More ‘Green Jobs’ Are On The Horizon In Texas, But Will They Be More Lucrative?

A New York Times reporter who covers labor says jobs in trendy fields like solar energy might lack unionization and competitive wages.

By Alexandra HartJuly 21, 2021 3:05 pm, ,

Green energy sources like solar power are having a moment in Texas, driven partly by February’s winter storm and subsequent grid failure. Sales for home solar panels have been on the rise this year. And, of course, Elon Musk recently announced that he’s planning on building the first Tesla solar neighborhood in Southeast Austin.

But sustainable energy jobs aren’t necessarily paying sustainable wages for workers.

“The level of unionization, the rate of unionization, in a lot of these new green industries – wind, solar, battery storage – they’re much lower than traditional energy industries,” said Noam Scheiber, New York Times reporter covering workplace issues. “If you go to a coal- power-generation plant or a gas-power-generation plant, unionization rates tend to be pretty high there. And as a result, the wages and benefits tend to be pretty high, too.”

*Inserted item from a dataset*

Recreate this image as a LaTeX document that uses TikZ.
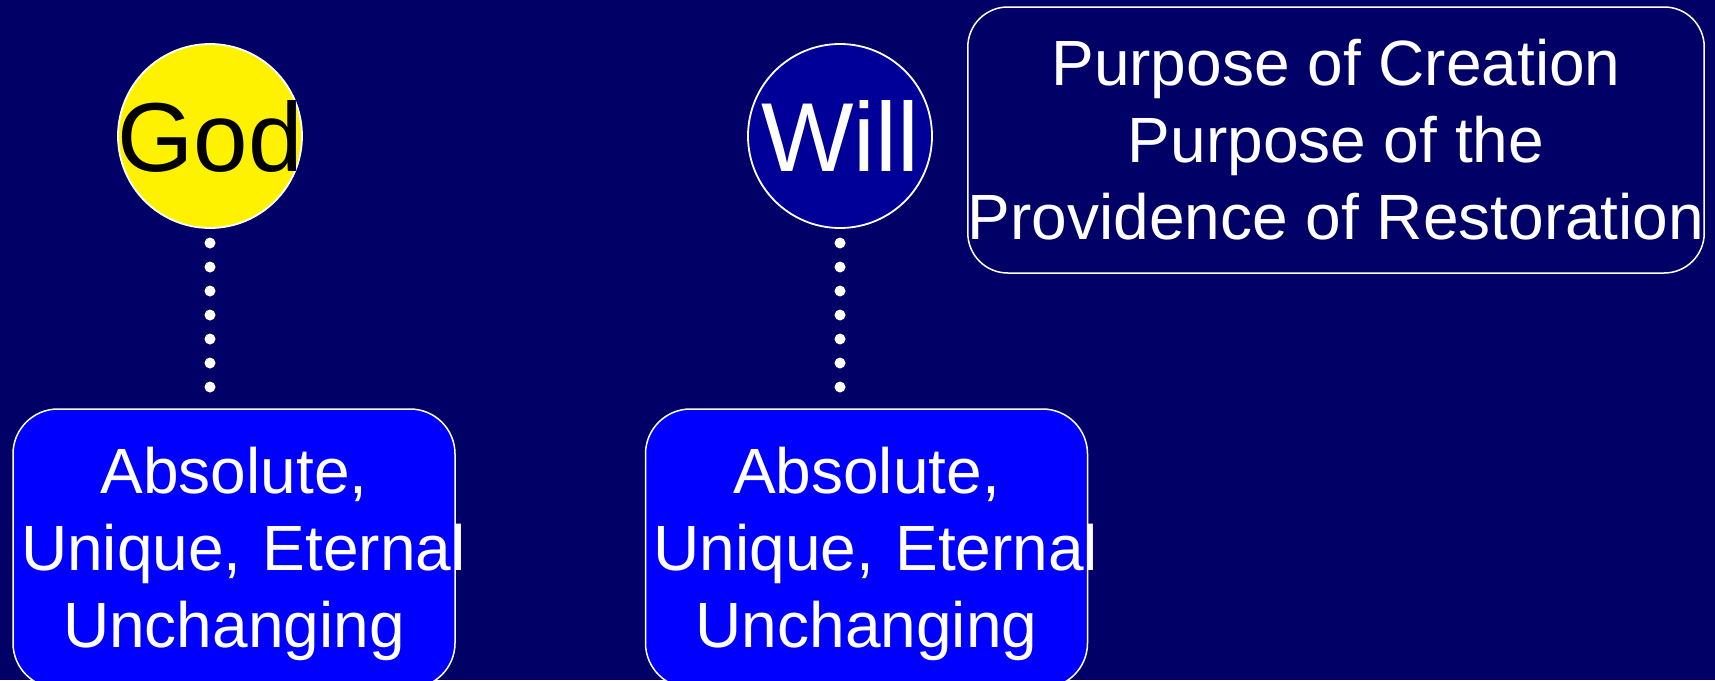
\documentclass[tikz,border=0pt]{standalone}
\usepackage{fontspec}
\setmainfont{Liberation Sans}
\definecolor{bg}{HTML}{000066}
\definecolor{willblue}{HTML}{000099}
\definecolor{boxblue}{HTML}{0000FF}
\begin{document}
\begin{tikzpicture}[x=1pt,y=-1pt,
  every node/.style={outer sep=0pt},
  circ/.style={circle, minimum size=184pt, inner sep=0pt, draw=white, line width=1.8pt,
    font=\fontsize{98}{100}\selectfont},
  pbox/.style={rectangle, rounded corners=40pt, minimum width=736pt, minimum height=266pt,
    inner sep=0pt, draw=white, line width=1.5pt, text=white, align=center,
    font=\fontsize{64}{77}\selectfont},
  lbox/.style={rectangle, rounded corners=45pt, minimum width=442pt, minimum height=279pt,
    inner sep=8pt, text width=426pt, draw=white, line width=1.5pt, fill=boxblue, text=white,
    align=center, font=\fontsize{64}{77}\selectfont},
  dotline/.style={white, line width=11pt, line cap=round, dash pattern=on 0pt off 24pt}]
\useasboundingbox (0,0) rectangle (1715,680);
\clip (0,0) rectangle (1715,680);
\fill[bg] (0,0) rectangle (1715,680);

\node[circ, fill=yellow, text=black] (god) at (210,136) {\makebox[0pt]{God}};
\node[circ, fill=willblue, text=white] (will) at (840,136) {\makebox[0pt]{Will}};
\node[pbox] (purpose) at (1336,140) {Purpose of Creation\\Purpose of the\\Providence of Restoration};
\node[lbox] (box1) at (234,548.5) {\rule{0pt}{57pt}Absolute,\\\mbox{Unique, Eternal}\\Unchanging};
\node[lbox] (box2) at (866.5,548.5) {\rule{0pt}{57pt}Absolute,\\\mbox{Unique, Eternal}\\Unchanging};

\draw[dotline] ([yshift=-15pt]god.south) -- ([yshift=21.5pt]god.south |- box1.north);
\draw[dotline] ([yshift=-15pt]will.south) -- ([yshift=21.5pt]will.south |- box2.north);
\end{tikzpicture}
\end{document}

On why unionization rates are lower in green energy jobs:

“In the same way that the auto industry wasn’t unionized in the early 20th century, and it took a lot of work and a lot of resources, a lot of defeats to unionize that industry, we’re kind of at a similar point in this industry. So that’s part of it. But the economics are also somewhat different,” Schebier said. “If you’re in a fossil-fuel-generated plant … because you’re regulated, you’re guaranteed to get your 10% return on equity once you’ve built that as long as the Public Utility Commission signs off on the cost as reasonable.”

That means, he says, fossil fuel-based energy companies have less incentive to “squeeze” labor costs. Solar and wind utility companies, on the other hand, purchase power from third-party owner-operators, who do have an incentive to keep labor costs down.

On what we can learn from previous governmental green jobs programs:

“The Obama administration pushed for some $90 billion in subsidies for green energy, green jobs. And that’s really our biggest experiment in this country ever with subsidizing jobs in this space. There’s an economist at Syracuse University named David Popp who, with three other colleagues, took a really close look at the jobs that legislation created and found that it created about a million jobs a year for several years after the Recovery Act passed,” Scheiber said.

But he says researchers also found so-called green jobs didn’t really lead to an increase in workers’ wages.

“So, if you were working at Amazon and then left Amazon and you decided to take a weatherization job, you know, retrofitting buildings at homes to make them more energy efficient, your wages, on balance, did not go up at all,” Scheiber said.

On how lawmakers are trying increase wages for green jobs:

“[President] Joe Biden himself has said that he wants to, as much as possible, ensure that these pay so-called prevailing wages, which is kind of a sort of minimum wage that the Department of Labor sets by locality for each type of job imaginable, basically. So that would be kind of a living wage in these different renewable jobs, these different green jobs,” Scheiber said.

Companies could also set up project labor agreements, he says, which make it easy for workers to unionize before a construction project gets underway.

“The problem with both of those ideas, even though they’ve worked in different construction trades for decades, it’s not clear that the Democrats can enact that in the Senate,” Scheiber said.